If you want to creating large (say, 64 bits or greater) random numbers with no repeats, then just create them. If you're using a good random number generator, that actually has enough entropy, then the odds of generating repeats are so miniscule as to not be worth worrying about.

For instance, when generating cryptographic keys, no one actually bothers checking to see if they've generated the same key before; since you're trusting your random number generator that a dedicated attacker won't be able to get the same key out, then why would you expect that you would come up with the same key accidentally?

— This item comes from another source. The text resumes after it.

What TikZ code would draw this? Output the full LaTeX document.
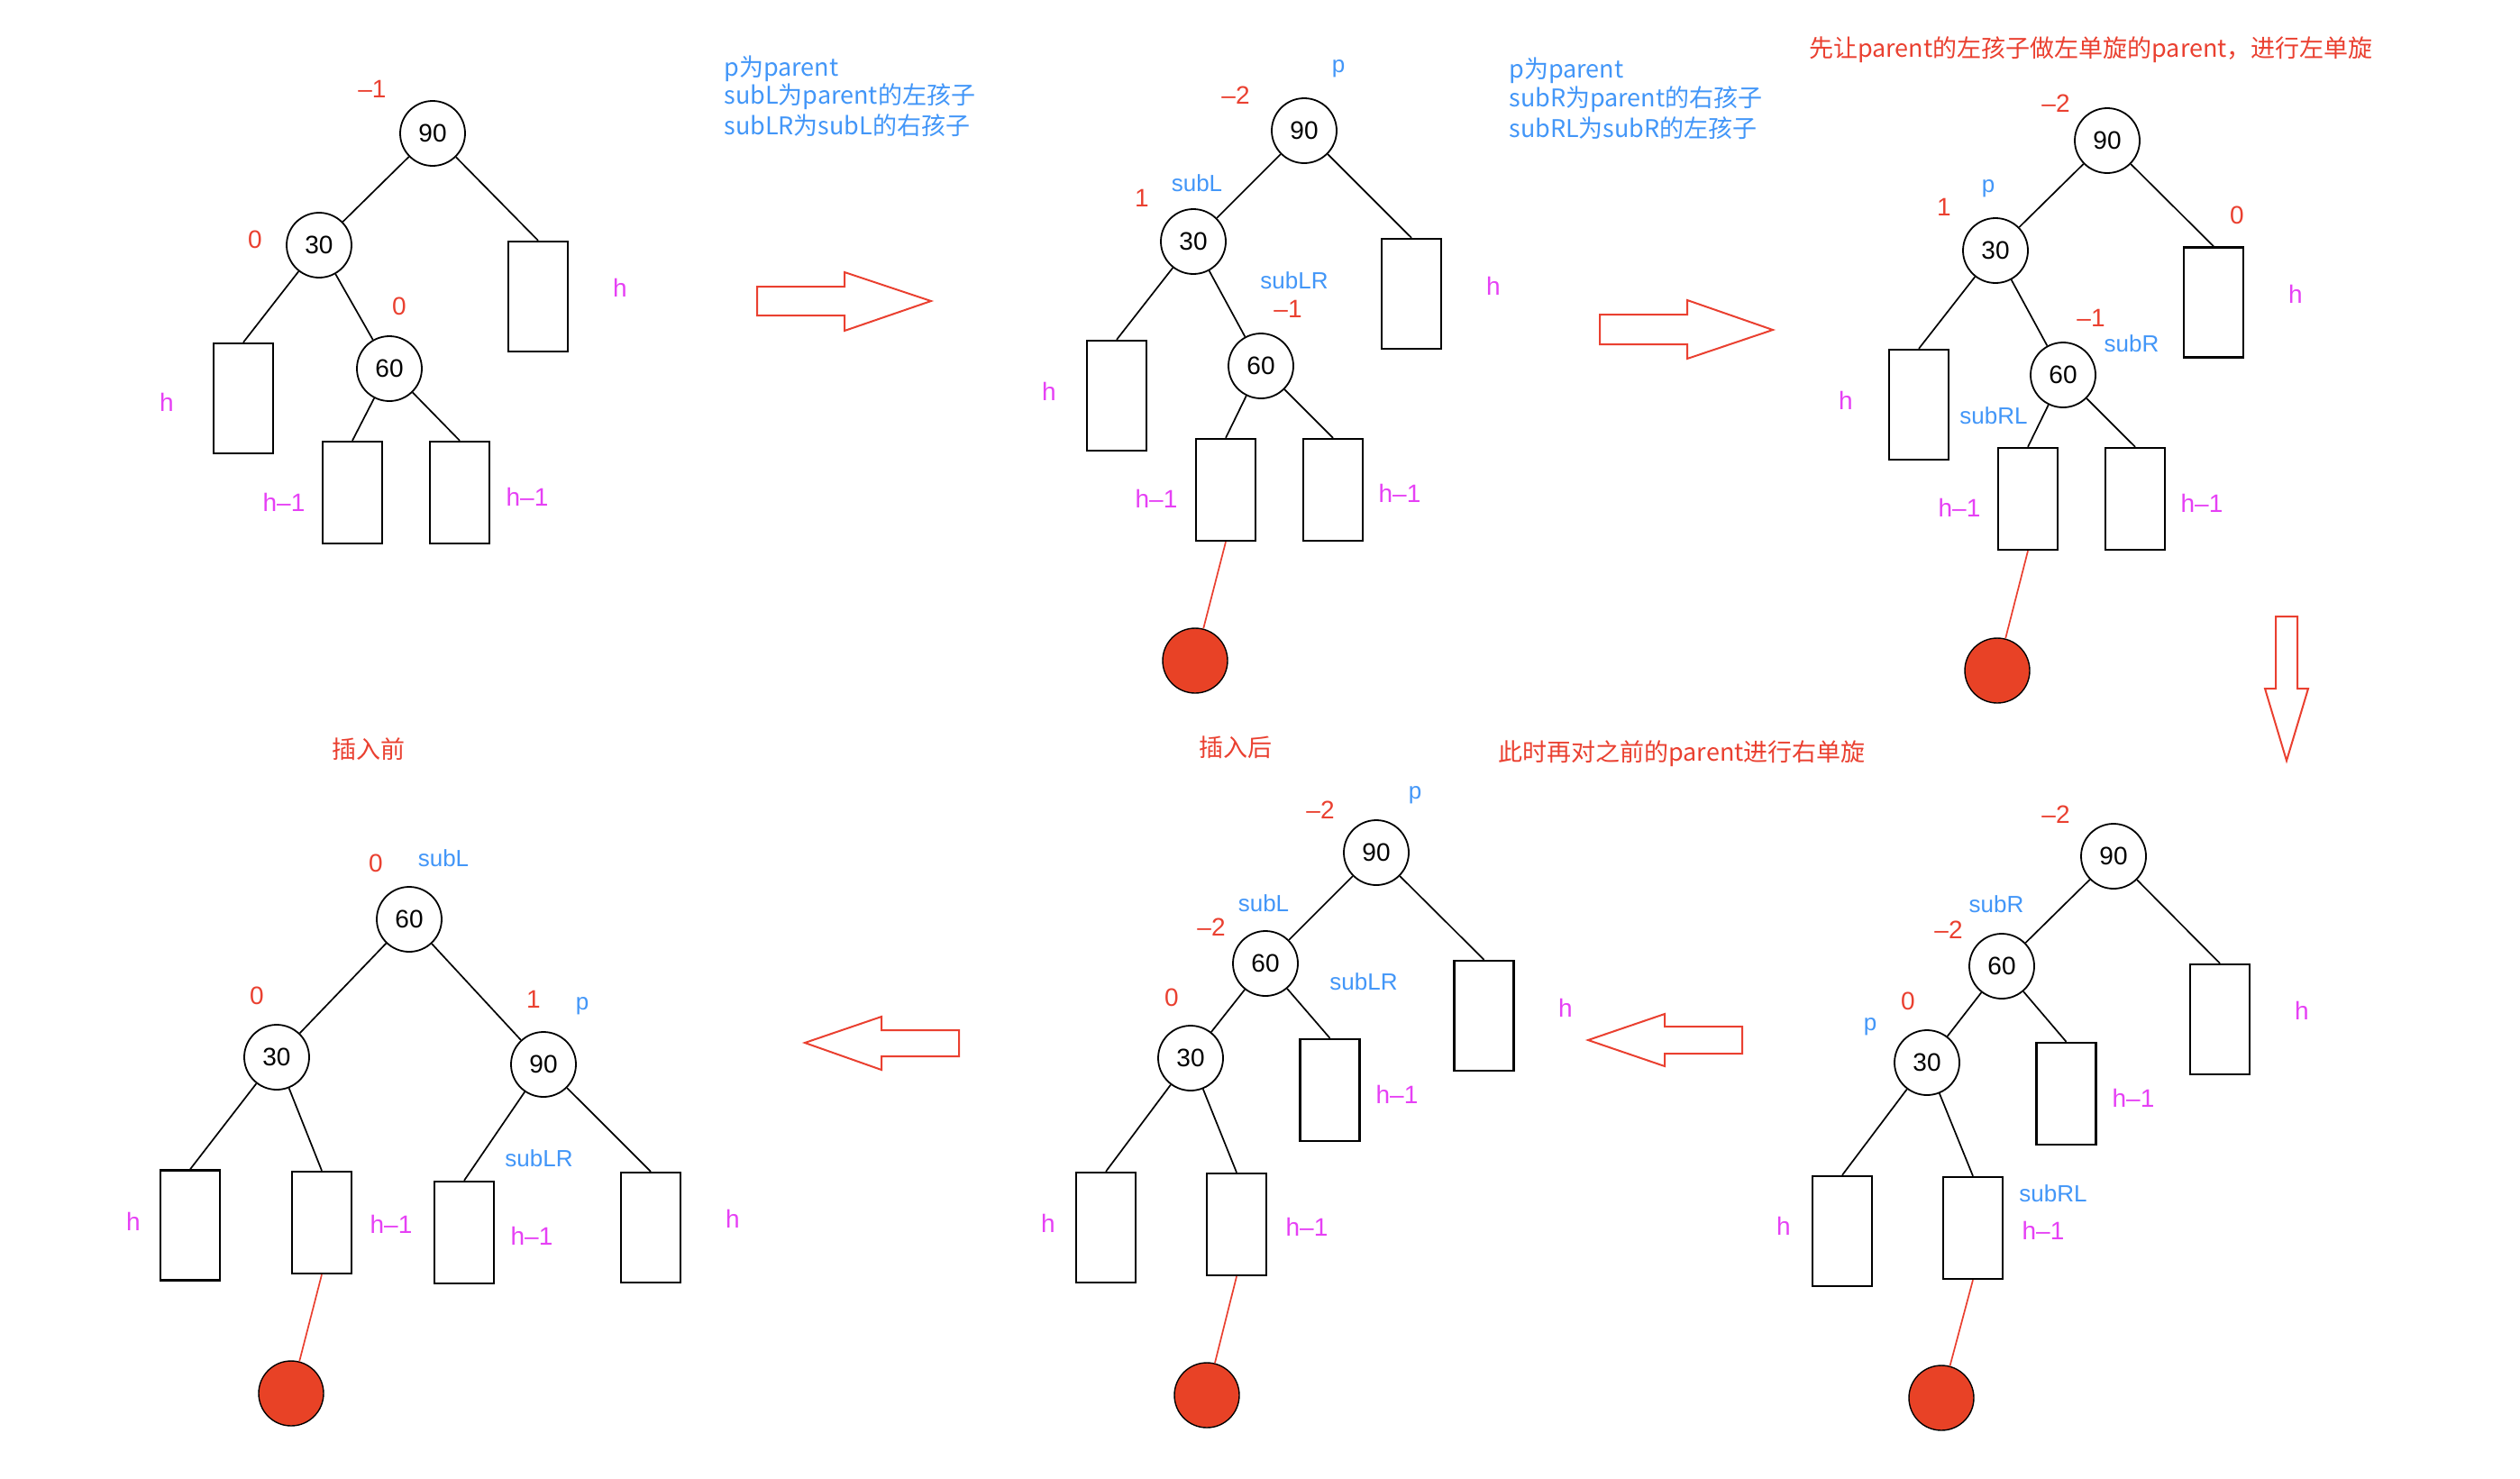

Of course, if you have a bad random number generator (like the Debian SSL random number generator vulnerability), or are generating small enough numbers that the birthday paradox gives you a high chance of collision, then you will need to actually do something to ensure you don't get repeats. But for large random numbers with a good generator, just trust probability not to give you any repeats.